関係者1人によると、セブンは6日に取締役会を開き、井阪社長の退任などを決める見通し。関係者2人によると、昨年4月から取締役会議長を務めるデイカス氏が有力な候補として浮上。関係者の1人は「社外取締役でこれまでの議論も理解している」と説明し、海外戦略を加速する上で適任との見方を示した。
デイカス氏は、カナダのアリマンタシォン・クシュタールから昨年8月に受けた買収提案を検討する特別委員会の委員長も務める。同氏が社長に就任した場合の委員長職がどうなるのかは現時点で分かっていない。デイカス氏は西友の最高経営責任者(CEO)などを歴任した。

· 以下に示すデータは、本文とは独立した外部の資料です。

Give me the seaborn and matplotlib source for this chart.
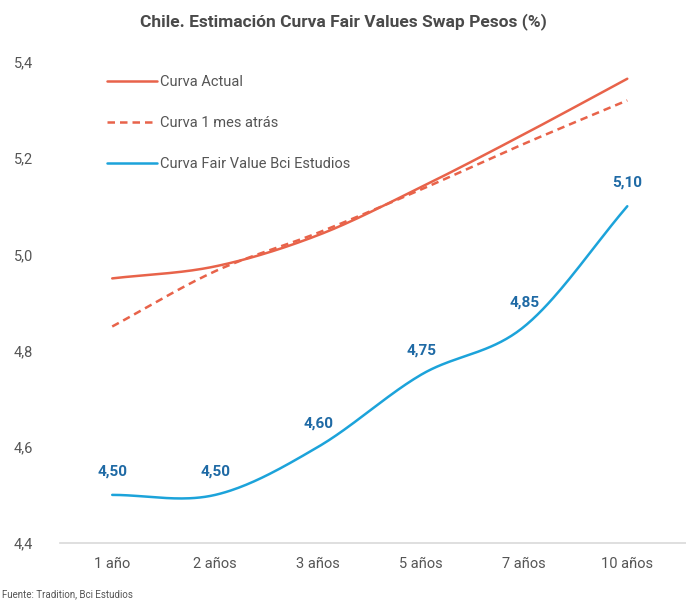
import numpy as np
import pandas as pd
import matplotlib
matplotlib.use("Agg")
import matplotlib.pyplot as plt
import seaborn as sns

categories = ["1 año", "2 años", "3 años", "5 años", "7 años", "10 años"]
curva_actual = [4.95, 4.975, 5.04, 5.14, 5.25, 5.365]
curva_mes = [4.85, 4.965, 5.045, 5.135, 5.23, 5.32]
curva_fair = [4.50, 4.50, 4.60, 4.75, 4.85, 5.10]
fair_labels = ["4,50", "4,50", "4,60", "4,75", "4,85", "5,10"]
series_names = ["Curva Actual", "Curva 1 mes atrás", "Curva Fair Value Bci Estudios"]

RED = "#E8634A"
BLUE = "#1CA3DA"
LABEL_BLUE = "#1F6AA5"
GRAY = "#555555"


def catmull_rom(y, n=40):
    y = np.asarray(y, float)
    x = np.arange(len(y), dtype=float)
    p = np.concatenate([[2 * y[0] - y[1]], y, [2 * y[-1] - y[-2]]])
    xs, ys = [], []
    for i in range(len(y) - 1):
        p0, p1, p2, p3 = p[i], p[i + 1], p[i + 2], p[i + 3]
        t = np.linspace(0, 1, n, endpoint=(i == len(y) - 2))
        yy = 0.5 * ((2 * p1) + (-p0 + p2) * t + (2 * p0 - 5 * p1 + 4 * p2 - p3) * t**2
                    + (-p0 + 3 * p1 - 3 * p2 + p3) * t**3)
        xs.append(x[i] + t)
        ys.append(yy)
    return np.concatenate(xs), np.concatenate(ys)


rows = []
for name, vals in zip(series_names, [curva_actual, curva_mes, curva_fair]):
    xs, ys = catmull_rom(vals)
    rows.append(pd.DataFrame({"x": xs, "y": ys, "serie": name}))
df = pd.concat(rows, ignore_index=True)

sns.set_theme(style="white")
plt.rcParams["font.family"] = ["Roboto", "DejaVu Sans"]

fig = plt.figure(figsize=(6.86, 6.01), dpi=100)
ax = fig.add_axes([0.087, 0.0965, 0.913, 0.8005])

sns.lineplot(data=df, x="x", y="y", hue="serie", style="serie",
             palette={series_names[0]: RED, series_names[1]: RED, series_names[2]: BLUE},
             dashes={series_names[0]: "", series_names[1]: (3, 2), series_names[2]: ""},
             linewidth=1.8, ax=ax, sort=False, estimator=None)

for i, (v, lab) in enumerate(zip(curva_fair, fair_labels)):
    ax.annotate(lab, (i, v), xytext=(0, 12), textcoords="offset points",
                ha="center", va="bottom", fontsize=11, fontweight="bold", color=LABEL_BLUE)

ax.set_xlim(-0.51, 5.57)
ax.set_ylim(4.4, 5.4)
ax.set_xticks(range(len(categories)))
ax.set_xticklabels(categories, fontsize=10.5, color=GRAY)
yt = [4.4, 4.6, 4.8, 5.0, 5.2, 5.4]
ax.set_yticks(yt)
ax.set_yticklabels([f"{v:.1f}".replace(".", ",") for v in yt], fontsize=10.5, color=GRAY)
ax.tick_params(axis="x", length=0, pad=10)
for s in ["top", "right", "left"]:
    ax.spines[s].set_visible(False)
ax.spines["bottom"].set_color("#d9d9d9")
ax.spines["bottom"].set_linewidth(1.2)
ax.set_xlabel("")
ax.set_ylabel("")
for lab in ax.get_yticklabels():
    lab.set_horizontalalignment("left")
ax.tick_params(axis="y", length=0, pad=33)

leg = ax.legend(loc="upper left", bbox_to_anchor=(0.055, 1.0), frameon=False,
                fontsize=10.5, handlelength=3.4, handletextpad=0.2, labelspacing=1.85,
                labelcolor=GRAY)

fig.text(0.5, 0.965, "Chile. Estimación Curva Fair Values Swap Pesos (%)",
         ha="center", va="center", fontsize=12.5, fontweight="bold", color="#4a4a4a")
fig.text(0.003, 0.012, "Fuente: Tradition, Bci Estudios", ha="left", va="center",
         fontsize=7, color=GRAY)

fig.savefig("out.png", dpi=100)
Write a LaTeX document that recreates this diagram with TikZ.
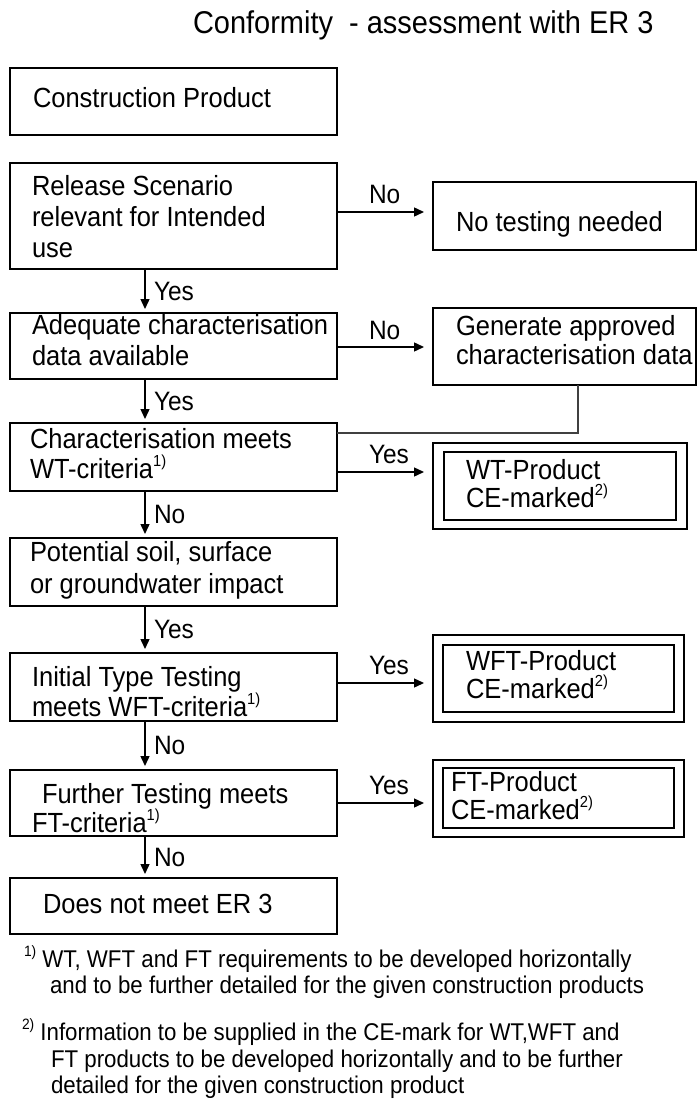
\documentclass[tikz,border=0pt]{standalone}
\usepackage{fontspec}
\setmainfont{Liberation Sans}[FakeStretch=0.92]
\usetikzlibrary{arrows.meta}
\newcommand\boxfont{\fontsize{27.7}{31}\selectfont}
\newcommand\lblfont{\fontsize{26.6}{29}\selectfont}
\newcommand\fnfont{\fontsize{24.2}{27}\selectfont}
\newcommand\titlefont{\fontsize{31.5}{33}\selectfont}
\newcommand\supmark[1]{\raisebox{0.40em}{\fontsize{16}{16}\selectfont #1}}
\newcommand\fnmark[1]{\raisebox{0.42em}{\fontsize{15}{15}\selectfont #1}}
\newcommand\mlines[2]{\parbox[t]{330pt}{\baselineskip=#1pt\relax #2}}
\begin{document}
\begin{tikzpicture}[x=1pt,y=-1pt,
  every node/.style={inner sep=0pt, outer sep=0pt},
  box/.style={draw, line width=1.4pt, rectangle, anchor=north west},
  txt/.style={anchor=base west, font=\boxfont},
  lbl/.style={font=\lblfont},
  fn/.style={anchor=base west, font=\fnfont},
  arr/.style={line width=1.4pt, -{Triangle[length=10pt,width=9pt]}},
  conn/.style={line width=1.1pt, draw=black!75}
]
\useasboundingbox (0,0) rectangle (697,1099);
\fill[white] (0,0) rectangle (697,1099);

% title
\node[anchor=base west, font=\titlefont] (title) at (193,34) {Conformity~ - assessment with ER 3};

% left column boxes
\node[box, minimum width=327pt, minimum height=67pt] (b1) at (10,68) {};
\node[box, minimum width=327pt, minimum height=106pt] (b2) at (10,163) {};
\node[box, minimum width=327pt, minimum height=66pt] (b3) at (10,313) {};
\node[box, minimum width=327pt, minimum height=68pt] (b4) at (10,423) {};
\node[box, minimum width=327pt, minimum height=68pt] (b5) at (10,538) {};
\node[box, minimum width=327pt, minimum height=68pt] (b6) at (10,653) {};
\node[box, minimum width=327pt, minimum height=66pt] (b7) at (10,770) {};
\node[box, minimum width=327pt, minimum height=56pt] (b8) at (10,878) {};

% right column boxes
\node[box, minimum width=263pt, minimum height=68pt] (nt) at (433,182) {};
\node[box, minimum width=263pt, minimum height=77pt] (gen) at (433,308) {};
\node[box, minimum width=254pt, minimum height=86pt] (wto) at (433,443) {};
\node[box, minimum width=232pt, minimum height=68pt] (wti) at (444,452) {};
\node[box, minimum width=251pt, minimum height=87pt] (wfto) at (433,635) {};
\node[box, minimum width=231pt, minimum height=67pt] (wfti) at (443,645) {};
\node[box, minimum width=251pt, minimum height=77pt] (fto) at (433,760) {};
\node[box, minimum width=231pt, minimum height=60pt] (fti) at (443,768) {};

% texts in left boxes
\node[txt] (t1) at (33,108) {Construction Product};
\node[txt] (t2) at (32,196) {\mlines{31}{Release Scenario\\relevant for Intended\\use}};
\node[txt] (t3) at (32,334) {\mlines{31}{Adequate characterisation\\data available}};
\node[txt] (t4) at (30,448) {\mlines{30}{Characterisation meets\\WT-criteria\supmark{1)}}};
\node[txt] (t5) at (30,561) {\mlines{32}{Potential soil, surface\\or groundwater impact}};
\node[txt] (t6) at (32,686) {\mlines{30}{Initial Type Testing\\meets WFT-criteria\supmark{1)}}};
\node[txt] (t7a) at (42,803) {Further Testing meets};
\node[txt] (t7b) at (32,832) {FT-criteria\supmark{1)}};
\node[txt] (t8) at (43,913) {Does not meet ER 3};

% texts in right boxes
\node[txt] (tnt) at (456,232) {No testing needed};
\node[txt] (tgen) at (456,335) {\mlines{29}{Generate approved\\characterisation data}};
\node[txt] (twt) at (466,479) {\mlines{28}{WT-Product\\CE-marked\supmark{2)}}};
\node[txt] (twft) at (466,670) {\mlines{28}{WFT-Product\\CE-marked\supmark{2)}}};
\node[txt] (tft) at (451,791) {\mlines{28}{FT-Product\\CE-marked\supmark{2)}}};

% vertical arrows
\coordinate (vx) at (145,0);
\draw[arr, shorten >=4pt] (b2.south -| vx) -- node[lbl, anchor=west, xshift=9pt] (y1) {Yes} (b3.north -| vx);
\draw[arr, shorten >=4pt] (b3.south -| vx) -- node[lbl, anchor=west, xshift=9pt] (y2) {Yes} (b4.north -| vx);
\draw[arr, shorten >=4pt] (b4.south -| vx) -- node[lbl, anchor=west, xshift=9pt] (n3) {No} (b5.north -| vx);
\draw[arr, shorten >=4pt] (b5.south -| vx) -- node[lbl, anchor=west, xshift=9pt] (y4) {Yes} (b6.north -| vx);
\draw[arr, shorten >=4pt] (b6.south -| vx) -- node[lbl, anchor=west, xshift=9pt] (n5) {No} (b7.north -| vx);
\draw[arr, shorten >=4pt] (b7.south -| vx) -- node[lbl, anchor=west, xshift=9pt] (n6) {No} (b8.north -| vx);

% horizontal arrows
\coordinate (h1) at (0,212);
\coordinate (h2) at (0,347);
\coordinate (h3) at (0,472);
\coordinate (h4) at (0,683);
\coordinate (h5) at (0,803);
\draw[arr, shorten >=9pt] (b2.east |- h1) -- (nt.west |- h1);
\draw[arr, shorten >=9pt] (b3.east |- h2) -- (gen.west |- h2);
\draw[arr, shorten >=9pt] (b4.east |- h3) -- (wto.west |- h3);
\draw[arr, shorten >=9pt] (b6.east |- h4) -- (wfto.west |- h4);
\draw[arr, shorten >=9pt] (b7.east |- h5) -- (fto.west |- h5);
\node[lbl, anchor=base west] (hn1) at (369,204) {No};
\node[lbl, anchor=base west] (hn2) at (369,339) {No};
\node[lbl, anchor=base west] (hy3) at (369,463) {Yes};
\node[lbl, anchor=base west] (hy4) at (369,674) {Yes};
\node[lbl, anchor=base west] (hy5) at (369,794) {Yes};

% connector from generate box to characterisation box
\coordinate (cx) at (578,0);
\coordinate (ch) at (0,433);
\draw[conn] (gen.south -| cx) |- (b4.east |- ch);

% footnotes
\node[fn] (f1a) at (24,967) {\fnmark{1)} WT, WFT and FT requirements to be developed horizontally};
\node[fn] (f1b) at (50,993) {and to be further detailed for the given construction products};
\node[fn] (f2a) at (22,1040) {\fnmark{2)} Information to be supplied in the CE-mark for WT,WFT and};
\node[fn] (f2b) at (51,1067) {FT products to be developed horizontally and to be further};
\node[fn] (f2c) at (51,1093) {detailed for the given construction product};
\end{tikzpicture}
\end{document}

セブンは「当社が発表したものではなく、本件について決定している事実はない」とのコメントを出した。
セブンはクシュタールへの対抗案として、創業家によるMBO(経営陣が参加する自社買収)を検討。しかし、資金の主要な出し手として打診された伊藤忠商事が参画しないことを決めたことから断念した。
井阪社長は1980年にセブン-イレブン・ジャパンに入社し、2009年に同社社長に就任。16年からセブン&アイの社長を務め、米国のガソリンスタンド併設型コンビニエンスストア、スピードウェイを買収して北米事業を拡大した。
一方、スーパーや百貨店事業が低迷し、株主の米アーティザン・パートナーズや米バリューアクト・キャピタルから経営体制の変革を求められていた。